(Aim): Omit every picture, and retype the lines that run from the beginning of the data below through the line containing "const h3RegionEnd = [57.15, 91.56, 110.33];", inclusive.

(Data segment):
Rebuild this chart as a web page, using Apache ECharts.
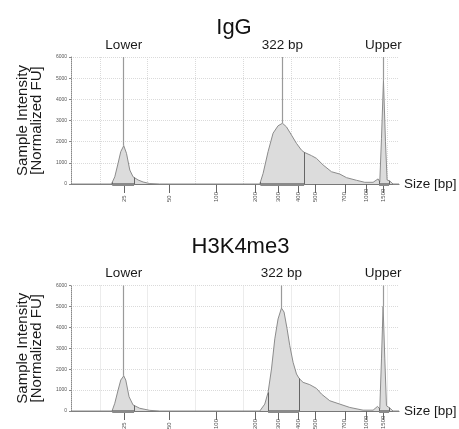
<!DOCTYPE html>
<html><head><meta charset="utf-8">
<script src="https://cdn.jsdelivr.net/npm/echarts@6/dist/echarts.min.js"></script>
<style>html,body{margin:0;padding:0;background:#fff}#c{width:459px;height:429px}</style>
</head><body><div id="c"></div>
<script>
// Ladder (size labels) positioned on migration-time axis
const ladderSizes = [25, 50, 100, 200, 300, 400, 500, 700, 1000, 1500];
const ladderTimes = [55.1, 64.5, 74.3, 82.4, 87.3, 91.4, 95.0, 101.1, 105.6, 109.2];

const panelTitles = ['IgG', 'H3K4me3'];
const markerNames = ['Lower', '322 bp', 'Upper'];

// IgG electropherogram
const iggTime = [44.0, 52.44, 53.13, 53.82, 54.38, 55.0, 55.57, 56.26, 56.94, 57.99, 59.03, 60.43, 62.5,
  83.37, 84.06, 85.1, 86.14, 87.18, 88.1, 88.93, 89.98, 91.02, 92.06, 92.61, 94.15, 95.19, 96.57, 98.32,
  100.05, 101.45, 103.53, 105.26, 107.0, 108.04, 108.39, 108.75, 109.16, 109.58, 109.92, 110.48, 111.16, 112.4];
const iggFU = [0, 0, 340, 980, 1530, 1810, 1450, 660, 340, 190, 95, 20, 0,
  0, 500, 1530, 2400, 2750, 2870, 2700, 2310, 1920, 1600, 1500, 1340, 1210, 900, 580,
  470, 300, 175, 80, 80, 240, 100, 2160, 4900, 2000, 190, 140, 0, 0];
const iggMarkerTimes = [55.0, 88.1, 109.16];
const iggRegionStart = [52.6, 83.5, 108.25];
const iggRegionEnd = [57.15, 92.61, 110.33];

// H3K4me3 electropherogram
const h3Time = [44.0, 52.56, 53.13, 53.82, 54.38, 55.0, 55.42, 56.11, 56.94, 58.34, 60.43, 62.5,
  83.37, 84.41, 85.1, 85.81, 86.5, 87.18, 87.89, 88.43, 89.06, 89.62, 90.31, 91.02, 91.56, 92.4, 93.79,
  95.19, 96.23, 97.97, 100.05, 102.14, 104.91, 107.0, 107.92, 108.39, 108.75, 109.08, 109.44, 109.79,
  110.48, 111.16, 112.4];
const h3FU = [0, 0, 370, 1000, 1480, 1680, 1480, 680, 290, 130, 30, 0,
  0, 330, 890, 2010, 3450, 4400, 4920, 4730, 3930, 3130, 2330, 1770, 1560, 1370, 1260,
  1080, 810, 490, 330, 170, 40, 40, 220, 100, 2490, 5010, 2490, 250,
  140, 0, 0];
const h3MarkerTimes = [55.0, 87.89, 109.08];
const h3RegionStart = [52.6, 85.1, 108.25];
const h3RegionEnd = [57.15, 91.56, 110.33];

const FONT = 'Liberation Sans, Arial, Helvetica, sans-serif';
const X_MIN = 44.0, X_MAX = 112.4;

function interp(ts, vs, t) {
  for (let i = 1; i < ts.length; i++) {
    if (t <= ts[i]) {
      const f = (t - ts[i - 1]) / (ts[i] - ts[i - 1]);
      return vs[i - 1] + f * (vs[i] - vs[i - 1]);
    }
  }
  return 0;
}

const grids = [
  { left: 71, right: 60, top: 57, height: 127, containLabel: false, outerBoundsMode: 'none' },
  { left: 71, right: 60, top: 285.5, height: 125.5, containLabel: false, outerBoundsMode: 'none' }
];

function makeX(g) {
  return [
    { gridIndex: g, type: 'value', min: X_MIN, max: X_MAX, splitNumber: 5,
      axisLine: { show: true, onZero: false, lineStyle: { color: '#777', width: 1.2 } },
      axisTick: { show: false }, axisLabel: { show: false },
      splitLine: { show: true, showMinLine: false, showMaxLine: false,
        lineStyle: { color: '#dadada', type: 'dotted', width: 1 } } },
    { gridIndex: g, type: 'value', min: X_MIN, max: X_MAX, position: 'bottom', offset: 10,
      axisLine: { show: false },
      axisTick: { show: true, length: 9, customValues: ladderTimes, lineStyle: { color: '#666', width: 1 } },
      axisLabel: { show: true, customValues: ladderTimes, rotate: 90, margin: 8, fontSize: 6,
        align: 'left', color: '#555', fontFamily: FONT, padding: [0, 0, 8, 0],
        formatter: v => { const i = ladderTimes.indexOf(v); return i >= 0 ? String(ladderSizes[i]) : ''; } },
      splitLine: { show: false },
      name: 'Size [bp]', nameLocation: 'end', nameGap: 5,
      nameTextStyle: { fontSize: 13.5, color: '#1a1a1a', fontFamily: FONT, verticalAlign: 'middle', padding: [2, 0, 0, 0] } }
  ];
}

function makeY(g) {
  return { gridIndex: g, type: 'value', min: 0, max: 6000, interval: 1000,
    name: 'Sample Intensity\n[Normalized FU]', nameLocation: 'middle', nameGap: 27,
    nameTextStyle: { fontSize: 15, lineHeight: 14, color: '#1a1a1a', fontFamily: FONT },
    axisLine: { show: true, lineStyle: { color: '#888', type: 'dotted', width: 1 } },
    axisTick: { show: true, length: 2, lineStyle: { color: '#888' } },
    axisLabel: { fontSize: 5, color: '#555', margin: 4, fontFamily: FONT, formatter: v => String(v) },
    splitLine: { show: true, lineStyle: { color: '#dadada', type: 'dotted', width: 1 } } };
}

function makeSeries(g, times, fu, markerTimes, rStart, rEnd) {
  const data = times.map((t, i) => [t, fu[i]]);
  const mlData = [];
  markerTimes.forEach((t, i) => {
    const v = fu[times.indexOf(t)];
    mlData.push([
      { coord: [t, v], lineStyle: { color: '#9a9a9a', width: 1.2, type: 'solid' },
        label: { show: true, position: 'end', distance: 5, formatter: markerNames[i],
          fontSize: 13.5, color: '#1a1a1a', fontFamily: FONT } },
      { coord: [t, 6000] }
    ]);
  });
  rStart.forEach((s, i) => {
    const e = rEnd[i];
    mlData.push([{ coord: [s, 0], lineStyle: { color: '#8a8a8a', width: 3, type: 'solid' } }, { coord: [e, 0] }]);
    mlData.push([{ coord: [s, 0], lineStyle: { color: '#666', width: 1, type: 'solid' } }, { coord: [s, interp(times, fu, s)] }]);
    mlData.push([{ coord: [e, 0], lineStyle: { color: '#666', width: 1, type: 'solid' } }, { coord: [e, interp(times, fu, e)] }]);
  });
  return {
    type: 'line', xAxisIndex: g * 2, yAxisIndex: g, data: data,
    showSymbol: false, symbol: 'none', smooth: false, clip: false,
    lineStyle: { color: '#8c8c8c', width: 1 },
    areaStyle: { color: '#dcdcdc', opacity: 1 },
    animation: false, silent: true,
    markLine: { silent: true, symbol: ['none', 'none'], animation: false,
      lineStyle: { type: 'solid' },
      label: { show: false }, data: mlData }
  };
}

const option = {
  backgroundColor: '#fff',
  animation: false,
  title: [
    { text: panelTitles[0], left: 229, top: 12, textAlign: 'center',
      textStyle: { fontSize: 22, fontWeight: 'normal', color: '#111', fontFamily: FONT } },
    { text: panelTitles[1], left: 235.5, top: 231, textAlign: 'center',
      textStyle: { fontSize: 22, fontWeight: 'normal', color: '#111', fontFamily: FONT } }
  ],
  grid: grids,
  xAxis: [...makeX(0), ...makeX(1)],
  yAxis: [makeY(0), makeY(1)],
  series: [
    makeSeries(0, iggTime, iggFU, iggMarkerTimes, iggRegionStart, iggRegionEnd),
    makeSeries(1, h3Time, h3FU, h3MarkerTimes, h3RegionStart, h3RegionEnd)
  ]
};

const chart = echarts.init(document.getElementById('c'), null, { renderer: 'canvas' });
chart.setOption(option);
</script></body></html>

(Answer to the task):
Rebuild this chart as a web page, using Apache ECharts.
<!DOCTYPE html>
<html><head><meta charset="utf-8">
<script src="https://cdn.jsdelivr.net/npm/echarts@6/dist/echarts.min.js"></script>
<style>html,body{margin:0;padding:0;background:#fff}#c{width:459px;height:429px}</style>
</head><body><div id="c"></div>
<script>
// Ladder (size labels) positioned on migration-time axis
const ladderSizes = [25, 50, 100, 200, 300, 400, 500, 700, 1000, 1500];
const ladderTimes = [55.1, 64.5, 74.3, 82.4, 87.3, 91.4, 95.0, 101.1, 105.6, 109.2];

const panelTitles = ['IgG', 'H3K4me3'];
const markerNames = ['Lower', '322 bp', 'Upper'];

// IgG electropherogram
const iggTime = [44.0, 52.44, 53.13, 53.82, 54.38, 55.0, 55.57, 56.26, 56.94, 57.99, 59.03, 60.43, 62.5,
  83.37, 84.06, 85.1, 86.14, 87.18, 88.1, 88.93, 89.98, 91.02, 92.06, 92.61, 94.15, 95.19, 96.57, 98.32,
  100.05, 101.45, 103.53, 105.26, 107.0, 108.04, 108.39, 108.75, 109.16, 109.58, 109.92, 110.48, 111.16, 112.4];
const iggFU = [0, 0, 340, 980, 1530, 1810, 1450, 660, 340, 190, 95, 20, 0,
  0, 500, 1530, 2400, 2750, 2870, 2700, 2310, 1920, 1600, 1500, 1340, 1210, 900, 580,
  470, 300, 175, 80, 80, 240, 100, 2160, 4900, 2000, 190, 140, 0, 0];
const iggMarkerTimes = [55.0, 88.1, 109.16];
const iggRegionStart = [52.6, 83.5, 108.25];
const iggRegionEnd = [57.15, 92.61, 110.33];

// H3K4me3 electropherogram
const h3Time = [44.0, 52.56, 53.13, 53.82, 54.38, 55.0, 55.42, 56.11, 56.94, 58.34, 60.43, 62.5,
  83.37, 84.41, 85.1, 85.81, 86.5, 87.18, 87.89, 88.43, 89.06, 89.62, 90.31, 91.02, 91.56, 92.4, 93.79,
  95.19, 96.23, 97.97, 100.05, 102.14, 104.91, 107.0, 107.92, 108.39, 108.75, 109.08, 109.44, 109.79,
  110.48, 111.16, 112.4];
const h3FU = [0, 0, 370, 1000, 1480, 1680, 1480, 680, 290, 130, 30, 0,
  0, 330, 890, 2010, 3450, 4400, 4920, 4730, 3930, 3130, 2330, 1770, 1560, 1370, 1260,
  1080, 810, 490, 330, 170, 40, 40, 220, 100, 2490, 5010, 2490, 250,
  140, 0, 0];
const h3MarkerTimes = [55.0, 87.89, 109.08];
const h3RegionStart = [52.6, 85.1, 108.25];
const h3RegionEnd = [57.15, 91.56, 110.33];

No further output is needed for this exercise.